Source code of charts:
┄┄┄┄┄┄

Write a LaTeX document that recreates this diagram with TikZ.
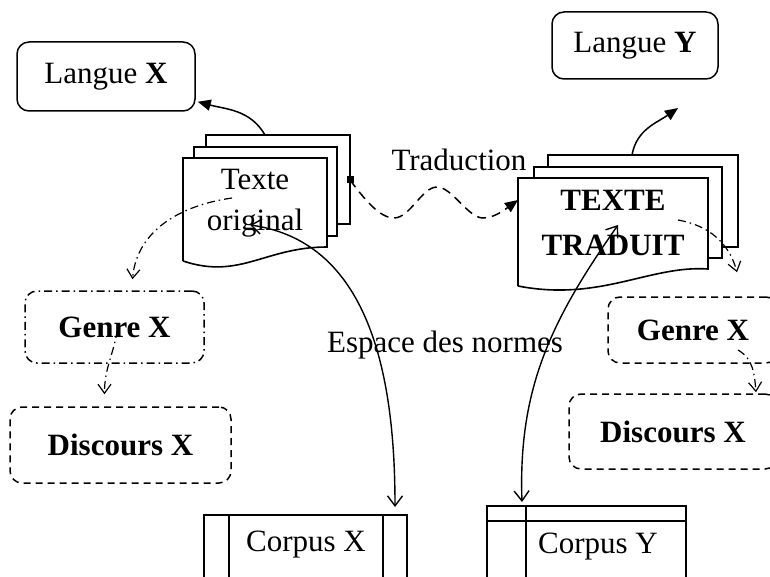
\documentclass[tikz,border=0pt]{standalone}
\usepackage{fontspec}
\setmainfont{Liberation Serif}
\usepackage{tikz}
\usetikzlibrary{arrows.meta, positioning, calc}
\newcommand{\bigfont}{\fontsize{31}{38}\selectfont}
\tikzset{
  basebox/.style={rectangle,rounded corners=12pt,align=center,line width=1.5pt,font=\bigfont},
  langnode/.style={basebox,draw=black},
  genrenode/.style={basebox,draw=black,dash pattern=on 8pt off 4pt on 1.5pt off 4pt},
  discnode/.style={basebox,draw=black,dash pattern=on 7pt off 5pt},
  labelnode/.style={font=\bigfont,align=center,inner sep=0pt},
  marknode/.style={rectangle,fill=black,minimum size=7pt,inner sep=0pt},
  pageline/.style={line width=1.6pt,line join=miter},
  tableline/.style={line width=1.7pt},
  arr/.style={-{Triangle[length=13pt,width=11pt]},line width=1.5pt},
  normarr/.style={{Straight Barb[length=10pt,width=15pt]}-{Straight Barb[length=10pt,width=15pt]},line width=1.4pt},
  dotarr/.style={-{Straight Barb[length=9pt,width=13pt]},line width=1.2pt,dash pattern=on 8pt off 4pt on 1.5pt off 4pt},
  wavearr/.style={-{Triangle[length=13pt,width=11pt]},line width=1.5pt,dash pattern=on 9pt off 6pt}
}

\begin{document}
\begin{tikzpicture}[x=1pt,y=-1pt]
  \path[use as bounding box,clip] (0,0) rectangle (770,577);

  %% Texte original (stack of pages)
  \draw[pageline] (206,147) -- (206,135) -- (350,135) -- (350,224) -- (337,224);
  \draw[pageline] (194,158) -- (194,147) -- (337,147) -- (337,236) -- (327,236);
  \draw[pageline] (183,261) -- (183,158) -- (327,158) -- (327,247)
    .. controls (265,247) and (240,280) .. (183,261);
  \coordinate (origtop) at (265,135);
  \coordinate (origdot) at (232,198);
  \node[marknode] (sq) at (350,180) {};
  \node[labelnode] (orig) at (255,203) {Texte\\[3pt]original};

  %% TEXTE TRADUIT (stack of pages)
  \draw[pageline] (548,167) -- (548,155) -- (738,155) -- (738,247) -- (722,247);
  \draw[pageline] (534,178) -- (534,167) -- (722,167) -- (722,258) -- (708,258);
  \draw[pageline] (518,286) -- (518,178) -- (708,178) -- (708,269)
    .. controls (650,265) and (600,302) .. (518,286);
  \coordinate (tradtop) at (632,155);
  \coordinate (tradside) at (518,200);
  \coordinate (tradmid) at (678,220);
  \node[labelnode,font=\bigfont\bfseries] (trad) at (613,223) {TEXTE\\[7pt]TRADUIT};

  %% Langues
  \node[langnode,minimum width=178pt,minimum height=69pt] (lx) at (106,76.5) {Langue \textbf{X}};
  \node[langnode,minimum width=166pt,minimum height=67pt] (ly) at (635,45.5) {Langue \textbf{Y}};
  \coordinate (tipY) at (678,108);

  %% Genres et discours
  \node[genrenode,minimum width=179pt,minimum height=72pt,font=\bigfont\bfseries] (gxl) at (114.5,327) {Genre X};
  \node[discnode,minimum width=221pt,minimum height=76pt,font=\bigfont\bfseries] (dxl) at (120.5,445) {Discours X};
  \node[discnode,minimum width=170pt,minimum height=66pt,font=\bigfont\bfseries] (gxr) at (693,330) {Genre X};
  \node[discnode,minimum width=208pt,minimum height=75pt,font=\bigfont\bfseries] (dxr) at (673,431.5) {Discours X};

  %% Corpus
  \draw[tableline] (204,600) -- (204,515) -- (407,515) -- (407,600);
  \draw[tableline] (229,515) -- (229,600);
  \draw[tableline] (383,515) -- (383,600);
  \node[labelnode] (cx) at (306,545) {Corpus X};
  \draw[tableline] (487,600) -- (487,506) -- (686,506) -- (686,600);
  \draw[tableline] (487,521) -- (686,521);
  \draw[tableline] (526,506) -- (526,600);
  \node[labelnode] (cy) at (598,547) {Corpus Y};

  %% Labels
  \node[labelnode] (trd) at (459,160) {Traduction};
  \node[labelnode] (esp) at (445,345) {Espace des normes};

  %% Arrows
  \draw[arr] (origtop) to[out=120,in=-15] ([xshift=2pt,yshift=10pt]lx.south east);
  \draw[arr] (tradtop) to[out=80,in=-145] (tipY);
  \draw[wavearr] (sq.center) .. controls (365,200) and (380,218) .. (394,218)
    .. controls (410,218) and (422,187) .. (437,187)
    .. controls (452,187) and (468,218) .. (483,218)
    .. controls (495,218) and (507,208) .. (tradside);
  \draw[dotarr] (origdot) to[out=188,in=85] ([xshift=18pt,yshift=11pt]gxl.north);
  \draw[dotarr] ([xshift=3pt,yshift=-3pt]gxl.center) to[out=-100,in=90] ([xshift=-16pt,yshift=12pt]dxl.north);
  \draw[dotarr] (tradmid) to[out=-10,in=105] ([xshift=44pt,yshift=24pt]gxr.north);
  \draw[dotarr] ([xshift=45pt,yshift=-20pt]gxr.center) to[out=-30,in=95] ([xshift=83pt,yshift=1pt]dxr.north);
  \draw[normarr] ([xshift=-5pt,yshift=-22pt]orig.center) to[out=-8,in=90] (395,507);
  \draw[normarr] ([xshift=5pt,yshift=-2pt]trad.center) to[out=-125,in=92] (522,502);
\end{tikzpicture}
\end{document}
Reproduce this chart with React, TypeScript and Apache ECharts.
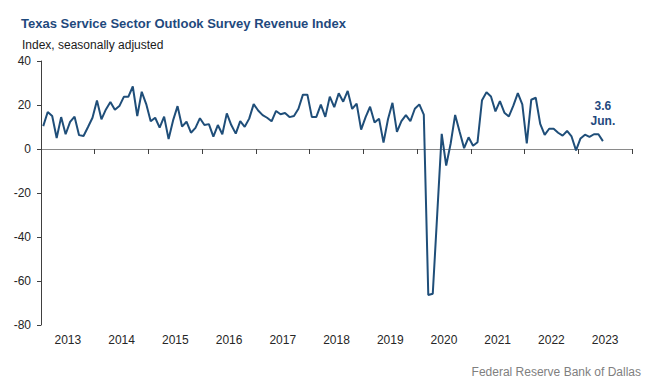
import React, { useEffect, useRef } from "react";
import * as echarts from "echarts";

const years = ["2013", "2014", "2015", "2016", "2017", "2018", "2019", "2020", "2021", "2022", "2023"];
const monthNames = ["Jan.", "Feb.", "Mar.", "Apr.", "May", "Jun.", "Jul.", "Aug.", "Sep.", "Oct.", "Nov.", "Dec."];

const revenue2013 = [10.4, 16.8, 15, 5, 14.5, 6.7, 12.3, 14.7, 6.3, 5.9, 10, 14.2];
const revenue2014 = [22.1, 13.5, 18, 21.4, 17.8, 19.5, 23.7, 23.7, 28.4, 15, 26, 20.4];
const revenue2015 = [12.6, 14.2, 9.7, 14.7, 4.5, 13, 19.5, 10.2, 12.4, 7.4, 9.6, 14];
const revenue2016 = [10.9, 11.3, 5.6, 10.9, 6.7, 16.2, 10.9, 7, 12.7, 10.1, 13.8, 20.4];
const revenue2017 = [17.5, 15.4, 14.2, 12.6, 17.3, 15.8, 16.4, 14.5, 15, 18.3, 24.7, 24.7];
const revenue2018 = [14.5, 14.6, 20.2, 14.6, 23.8, 19, 25.3, 21.5, 26.4, 18.2, 20.6, 8.8];
const revenue2019 = [14.5, 19.2, 12, 13.8, 2.9, 13.5, 21, 7.8, 12.7, 15.4, 12.7, 18.3];
const revenue2020 = [20.3, 15.6, -66.4, -65.8, -29.5, 6.9, -7.5, 2.5, 15.5, 7.8, 0.4, 5.3];
const revenue2021 = [1.5, 3.1, 22.2, 25.8, 23.9, 17.1, 21.8, 16.5, 14.8, 19.7, 25.4, 20.3];
const revenue2022 = [2.6, 22.4, 23.3, 11.4, 6.4, 9.2, 9.2, 7.4, 6.1, 8.2, 5.7, -0.6];
const revenue2023 = [4.8, 6.5, 5.5, 6.7, 6.7, 3.6];

const yTicks = { min: -80, max: 40, interval: 20 };

const titleText = "Texas Service Sector Outlook Survey Revenue Index";
const subtitleText = "Index, seasonally adjusted";
const sourceText = "Federal Reserve Bank of Dallas";

const revenueIndex = [
  ...revenue2013, ...revenue2014, ...revenue2015, ...revenue2016, ...revenue2017, ...revenue2018,
  ...revenue2019, ...revenue2020, ...revenue2021, ...revenue2022, ...revenue2023,
];
const months = years.flatMap((y) => monthNames.map((m) => `${m} ${y}`));

const FONT = 'Arial, "Liberation Sans", sans-serif';
const NAVY = "#1f497d";
const LINE = "#1f4e79";

export default function App() {
  const ref = useRef<HTMLDivElement>(null);
  useEffect(() => {
    if (!ref.current) return;
    const chart = echarts.init(ref.current, undefined, { renderer: "svg" });
    const last = revenueIndex.length - 1;
    chart.setOption({
      animation: false,
      backgroundColor: "#ffffff",
      title: [
        {
          text: titleText,
          left: 16,
          top: 10,
          textStyle: { fontFamily: FONT, fontSize: 13, fontWeight: "bold", color: NAVY, lineHeight: 16 },
        },
        {
          text: subtitleText,
          left: 17,
          top: 33,
          textStyle: { fontFamily: FONT, fontSize: 12, fontWeight: "normal", color: "#1a1a1a", lineHeight: 14 },
        },
        {
          text: sourceText,
          right: 9,
          top: 360,
          textStyle: { fontFamily: FONT, fontSize: 12, fontWeight: "normal", color: "#7f7f7f", lineHeight: 14 },
        },
      ],
      grid: { left: 41, right: 23, top: 61, bottom: 60, containLabel: false },
      xAxis: [
        {
          type: "category",
          data: months,
          boundaryGap: true,
          show: false,
          axisLine: { onZero: false },
        },
        {
          type: "category",
          data: years,
          boundaryGap: true,
          position: "bottom",
          axisLine: { show: true, onZero: true, onZeroAxisIndex: 0, lineStyle: { color: "#8a8a8a", width: 1 } },
          axisTick: { show: true, length: 5, interval: 0, lineStyle: { color: "#404040" } },
          axisLabel: { show: false },
          splitLine: { show: false },
        },
        {
          type: "category",
          data: years,
          boundaryGap: true,
          position: "bottom",
          axisLine: { show: false, onZero: false },
          axisTick: { show: false },
          axisLabel: { show: true, interval: 0, margin: 9, color: "#262626", fontSize: 12, fontFamily: FONT },
          splitLine: { show: false },
        },
      ],
      yAxis: {
        type: "value",
        min: yTicks.min,
        max: yTicks.max,
        interval: yTicks.interval,
        axisLine: { show: true, lineStyle: { color: "#404040", width: 1 } },
        axisTick: { show: true, length: 4, lineStyle: { color: "#404040" } },
        splitLine: { show: false },
        axisLabel: { margin: 10, color: "#262626", fontSize: 12, fontFamily: FONT },
      },
      series: [
        {
          type: "line",
          xAxisIndex: 0,
          yAxisIndex: 0,
          data: revenueIndex,
          showSymbol: false,
          lineStyle: { color: LINE, width: 2 },
          itemStyle: { color: LINE },
          z: 5,
          markPoint: {
            symbol: "circle",
            symbolSize: 0,
            itemStyle: { color: "transparent" },
            data: [{ coord: [last, revenueIndex[last]], value: revenueIndex[last] }],
            label: {
              show: true,
              position: "top",
              distance: 13,
              formatter: (p: any) => `${p.value}\n${monthNames[last % 12]}`,
              fontFamily: FONT,
              fontSize: 12,
              fontWeight: "bold",
              color: NAVY,
              lineHeight: 15,
              align: "center",
            },
          },
        },
      ],
    });
    return () => chart.dispose();
  }, []);
  return (
    <div
      ref={ref}
      style={{ position: "fixed", left: 0, top: 0, width: 655, height: 385, background: "#fff" }}
    />
  );
}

┄┄┄┄┄┄

» Exercise brief
In the listing above, find the line containing "Reproduce this chart" and the line containing "40, interval: 20". Print those two lines and every line between them exactly, with no pictures.

» Reply
Reproduce this chart with React, TypeScript and Apache ECharts.
import React, { useEffect, useRef } from "react";
import * as echarts from "echarts";

const years = ["2013", "2014", "2015", "2016", "2017", "2018", "2019", "2020", "2021", "2022", "2023"];
const monthNames = ["Jan.", "Feb.", "Mar.", "Apr.", "May", "Jun.", "Jul.", "Aug.", "Sep.", "Oct.", "Nov.", "Dec."];

const revenue2013 = [10.4, 16.8, 15, 5, 14.5, 6.7, 12.3, 14.7, 6.3, 5.9, 10, 14.2];
const revenue2014 = [22.1, 13.5, 18, 21.4, 17.8, 19.5, 23.7, 23.7, 28.4, 15, 26, 20.4];
const revenue2015 = [12.6, 14.2, 9.7, 14.7, 4.5, 13, 19.5, 10.2, 12.4, 7.4, 9.6, 14];
const revenue2016 = [10.9, 11.3, 5.6, 10.9, 6.7, 16.2, 10.9, 7, 12.7, 10.1, 13.8, 20.4];
const revenue2017 = [17.5, 15.4, 14.2, 12.6, 17.3, 15.8, 16.4, 14.5, 15, 18.3, 24.7, 24.7];
const revenue2018 = [14.5, 14.6, 20.2, 14.6, 23.8, 19, 25.3, 21.5, 26.4, 18.2, 20.6, 8.8];
const revenue2019 = [14.5, 19.2, 12, 13.8, 2.9, 13.5, 21, 7.8, 12.7, 15.4, 12.7, 18.3];
const revenue2020 = [20.3, 15.6, -66.4, -65.8, -29.5, 6.9, -7.5, 2.5, 15.5, 7.8, 0.4, 5.3];
const revenue2021 = [1.5, 3.1, 22.2, 25.8, 23.9, 17.1, 21.8, 16.5, 14.8, 19.7, 25.4, 20.3];
const revenue2022 = [2.6, 22.4, 23.3, 11.4, 6.4, 9.2, 9.2, 7.4, 6.1, 8.2, 5.7, -0.6];
const revenue2023 = [4.8, 6.5, 5.5, 6.7, 6.7, 3.6];

const yTicks = { min: -80, max: 40, interval: 20 };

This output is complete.